Partager:
L'enquête de la justice française pour "agression sexuelle aggravée" visant le cardinal Jean-Pierre Ricard, qui a reconnu des comportements "répréhensibles" avec une adolescente, a été classée sans suite en raison de la prescription des faits, mais une enquête du Vatican se poursuit.
L'ancien archevêque de Bordeaux, aujourd'hui âgé de 78 ans, avait avoué à l'automne dernier dans une lettre à la hiérarchie catholique ses agissements envers une adolescente il y a 35 ans, provoquant un séisme dans l'Eglise de France déjà secouée par plusieurs affaires d'abus sexuels sur mineurs.
"La procédure a été classée pour cause de prescription", a indiqué samedi à l'AFP la procureure de la République de Marseille, Dominique Laurens, confirmant une information de franceinfo.
Mgr Ricard, à la retraite depuis 2019 dans un presbytère des Alpes-de-Haute-Provence (Sud-Est), avait été placé en garde à vue le 2 février par les gendarmes de la section de recherches de Marseille.
- Pendant trois ans -
Devant les enquêteurs, il avait reconnu avoir "embrassé" une jeune fille, qui était "dans son souvenir âgée de 13 ans, l'avoir enlacée et caressée par-dessus les vêtements" mais "il n'y a pas eu de rapport sexuel", a précisé le parquet de Marseille.
Lors de son interrogatoire, et alors qu'il était confronté à sa victime, l'ex-archevêque de Bordeaux (2001 à 2019), président de la Conférence des évêques de France (2001 à 2007), nommé cardinal en 2006 par Benoit XVI, avait reconnu ses gestes déplacés et lui "a demandé pardon".
Ces faits auraient perduré dans le temps, trois ans selon la victime qui avait finalement déposé plainte.

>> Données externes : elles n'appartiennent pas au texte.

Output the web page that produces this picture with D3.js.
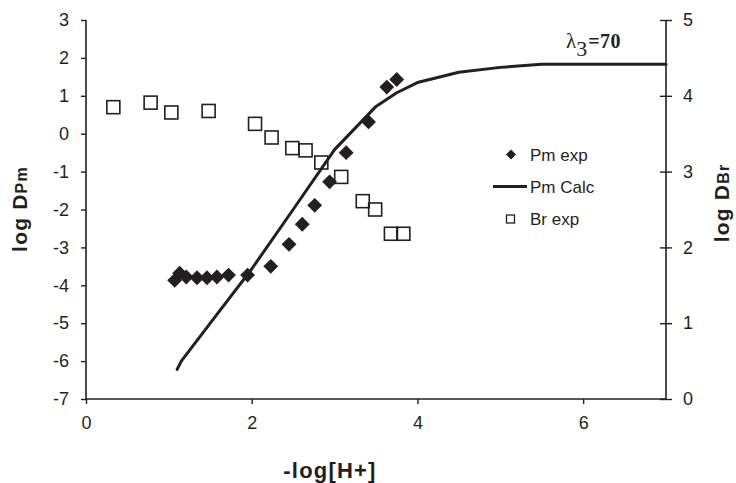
<!DOCTYPE html>
<html>
<head>
<meta charset="utf-8">
<script src="https://cdn.jsdelivr.net/npm/d3@7"></script>
<style>
  html, body { margin: 0; padding: 0; background: #fff; }
  svg { display: block; }
</style>
</head>
<body>
<svg id="chart" width="736" height="483"></svg>
<script>
// ---- data ----
const xTicks = [0, 2, 4, 6];
const yLeftTicks = [-7, -6, -5, -4, -3, -2, -1, 0, 1, 2, 3];
const yRightTicks = [0, 1, 2, 3, 4, 5];

// Pm exp (left axis)
const pmExpX = [1.07, 1.13, 1.21, 1.34, 1.46, 1.58, 1.72, 1.95, 2.23, 2.45, 2.61, 2.76, 2.94, 3.14, 3.41, 3.63, 3.75];
const pmExpY = [-3.87, -3.68, -3.78, -3.80, -3.80, -3.78, -3.73, -3.73, -3.50, -2.92, -2.39, -1.89, -1.27, -0.50, 0.31, 1.23, 1.43];

// Pm Calc (left axis)
const pmCalcX = [1.10, 1.15, 1.5, 2.0, 2.5, 3.0, 3.5, 3.75, 4.0, 4.5, 5.0, 5.5, 7.0];
const pmCalcY = [-6.22, -6.0, -5.0, -3.57, -2.0, -0.42, 0.72, 1.08, 1.35, 1.62, 1.75, 1.83, 1.83];

// Br exp (right axis)
const brExpX = [0.33, 0.78, 1.03, 1.48, 2.04, 2.24, 2.49, 2.65, 2.84, 3.08, 3.34, 3.49, 3.68, 3.83];
const brExpY = [3.85, 3.91, 3.78, 3.80, 3.63, 3.45, 3.31, 3.28, 3.12, 2.93, 2.61, 2.50, 2.18, 2.18];

const legendLabels = ["Pm exp", "Pm Calc", "Br exp"];

// ---- layout ----
const svg = d3.select("#chart");
const mLeft = 86, mRight = 666, mTop = 20, mBottom = 399;
const ink = "#231f20";
const sans = "Arial, 'Liberation Sans', Helvetica, sans-serif";
const serif = "'Liberation Serif', 'Times New Roman', Times, serif";

const x = d3.scaleLinear().domain([0, 7]).range([mLeft, mRight]);
const yL = d3.scaleLinear().domain([-7, 3]).range([mBottom, mTop]);
const yR = d3.scaleLinear().domain([0, 5]).range([mBottom, mTop]);

const fmt = d => String(d);

// axes
const gx = svg.append("g").attr("transform", `translate(0,${mBottom})`)
  .call(d3.axisBottom(x).tickValues(xTicks).tickFormat(fmt).tickSizeOuter(0).tickSize(5).tickPadding(12));
const gyl = svg.append("g").attr("transform", `translate(${mLeft},0)`)
  .call(d3.axisLeft(yL).tickValues(yLeftTicks).tickFormat(fmt).tickSizeOuter(0).tickSize(5).tickPadding(12));
const gyr = svg.append("g").attr("transform", `translate(${mRight},0)`)
  .call(d3.axisRight(yR).tickValues(yRightTicks).tickFormat(fmt).tickSizeOuter(0).tickSize(6).tickPadding(11));
gyr.selectAll(".tick line").attr("x1", -6).attr("x2", 6);

[gx, gyl, gyr].forEach(g => {
  g.select(".domain").attr("stroke", ink).attr("stroke-width", 1.6);
  g.selectAll(".tick line").attr("stroke", ink).attr("stroke-width", 1.4);
  g.selectAll(".tick text").style("font-size", "18px").style("fill", ink)
    .style("font-family", sans);
});
gx.select(".domain").attr("d", `M${mLeft},0H${mRight}`);
gyl.select(".domain").attr("d", `M0,${mTop}V${mBottom}`);
gyr.select(".domain").attr("d", `M0,${mTop}V${mBottom}`);

// Pm Calc line
const line = d3.line().x(d => x(d[0])).y(d => yL(d[1])).curve(d3.curveLinear);
svg.append("path")
  .datum(pmCalcX.map((v, i) => [v, pmCalcY[i]]))
  .attr("d", line)
  .attr("fill", "none").attr("stroke", ink).attr("stroke-width", 3)
  .attr("stroke-linecap", "round").attr("stroke-linejoin", "round");

// Br exp squares
const sq = 13;
svg.append("g").selectAll("rect")
  .data(brExpX.map((v, i) => [v, brExpY[i]]))
  .join("rect")
  .attr("x", d => x(d[0]) - sq / 2).attr("y", d => yR(d[1]) - sq / 2)
  .attr("width", sq).attr("height", sq)
  .attr("fill", "none").attr("stroke", ink).attr("stroke-width", 1.6);

// Pm exp diamonds
const diamond = d3.symbol().type(d3.symbolSquare).size(110);
svg.append("g").selectAll("path")
  .data(pmExpX.map((v, i) => [v, pmExpY[i]]))
  .join("path")
  .attr("d", diamond)
  .attr("transform", d => `translate(${x(d[0])},${yL(d[1])}) rotate(45)`)
  .attr("fill", ink);

// legend
const lg = svg.append("g");
lg.append("path").attr("d", d3.symbol().type(d3.symbolSquare).size(50))
  .attr("transform", "translate(511,154.5) rotate(45)").attr("fill", ink);
lg.append("line").attr("x1", 493).attr("x2", 527).attr("y1", 186.5).attr("y2", 186.5)
  .attr("stroke", ink).attr("stroke-width", 3);
lg.append("rect").attr("x", 506.5).attr("y", 215).attr("width", 8).attr("height", 8)
  .attr("fill", "none").attr("stroke", ink).attr("stroke-width", 1.3);
const legendY = [154.5, 186.5, 219];
lg.selectAll("text").data(legendLabels).join("text")
  .attr("x", 530).attr("y", (d, i) => legendY[i]).attr("dy", "0.36em")
  .style("font-family", sans).style("font-size", "17px").style("fill", ink)
  .text(d => d);

// lambda annotation
const lam = svg.append("text").attr("x", 566).attr("y", 48)
  .style("font-family", serif).style("font-size", "21px").style("fill", ink);
lam.append("tspan").text("λ");
lam.append("tspan").attr("dy", 8).style("font-size", "22px").text("3");
lam.append("tspan").attr("dy", -8).attr("dx", 1).style("font-weight", "bold")
  .style("font-size", "20px").style("letter-spacing", "0.5px").text("=70");

// axis titles
svg.append("text").attr("x", 330).attr("y", 478).attr("text-anchor", "middle")
  .style("font-family", sans).style("font-size", "22px").style("font-weight", "bold")
  .style("letter-spacing", "1.2px").style("fill", ink)
  .text("-log[H+]");

const tl = svg.append("text").attr("transform", "translate(27,209) rotate(-90)")
  .attr("text-anchor", "middle")
  .style("font-family", sans).style("font-size", "21px").style("font-weight", "bold")
  .style("letter-spacing", "1.2px").style("fill", ink);
tl.append("tspan").text("log D");
tl.append("tspan").style("font-size", "16px").text("Pm");

const tr = svg.append("text").attr("transform", "translate(729,203) rotate(-90)")
  .attr("text-anchor", "middle")
  .style("font-family", sans).style("font-size", "21px").style("font-weight", "bold")
  .style("letter-spacing", "1.2px").style("fill", ink);
tr.append("tspan").text("log D");
tr.append("tspan").style("font-size", "16px").text("Br");
</script>
</body>
</html>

Ils se sont déroulés lorsqu'il était en poste à Marseille et ont cessé après son changement de paroisse.
Le 8 novembre, le parquet de Marseille avait ouvert une enquête préliminaire visant Mgr Ricard qui, la veille, avait avoué dans une lettre à la hiérarchie catholique avoir eu un comportement "répréhensible" envers une adolescente.
"Il y a 35 ans, alors que j'étais curé, je me suis conduit de façon répréhensible avec une jeune fille de 14 ans. Mon comportement a nécessairement causé chez cette personne des conséquences graves et durables", avait écrit le cardinal.
Le 11 novembre, le Vatican avait à son tour annoncé l'ouverture d'une enquête préliminaire, toujours en cours, à l'encontre du cardinal. Mgr Ricard avait à ce moment-là présenté sa démission, acceptée par le Vatican, du puissant dicastère (l'équivalent d'un ministère dans le gouvernement du Saint-Siège) pour la doctrine de la foi, chargé notamment des cas de violences sexuelles sur mineurs.
- "Mascarade" -
L'association Be Brave, dont le cofondateur Arnaud Gallais est également membre de la Commission Indépendante sur l'Inceste et les Violences Sexuelles faites aux Enfants (Ciivise), a parlé de "mascarade" et de "simulacre" de justice.
"Un an après le rapport Sauvé, rien n'a changé. Nous exigeons des vastes enquêtes judiciaire et parlementaire sur les faits de pédocriminalité commis par des représentants de l'Eglise", a demandé l'association dans un communiqué, réclamant "l'imprescriptibilité pour tous les faits de pédocriminalité".
Une demande partagée sur Twitter par le sénateur Xavier Iacovelli (groupe Rassemblement des démocrates progressistes et indépendants, majorité présidentielle), pour qui "la justice doit aussi permettre aux victimes de se reconstruire".
"Au-delà de ces faits, nous pensons à la personne victime car ces informations réveillent des choses", a commenté auprès de l'AFP la Conférence des évêques de France.
Les aveux de Jean-Pierre Ricard étaient intervenus au lendemain de l'annonce surprise par l'épiscopat français que 11 évêques ou anciens évêques avaient eu affaire à la justice civile ou la justice de l'Eglise pour des "abus" sexuels ou leur "non dénonciation".
Des révélations qui elles-mêmes étaient officialisées un peu plus d'un an après la publication du rapport Sauvé estimant à environ 330.000 le nombre de victimes de prêtres, diacres, religieux ou personnes en lien avec l'Eglise de France depuis 1950. A son issue, l'épiscopat avait reconnu sa "responsabilité institutionnelle" dans ces violences.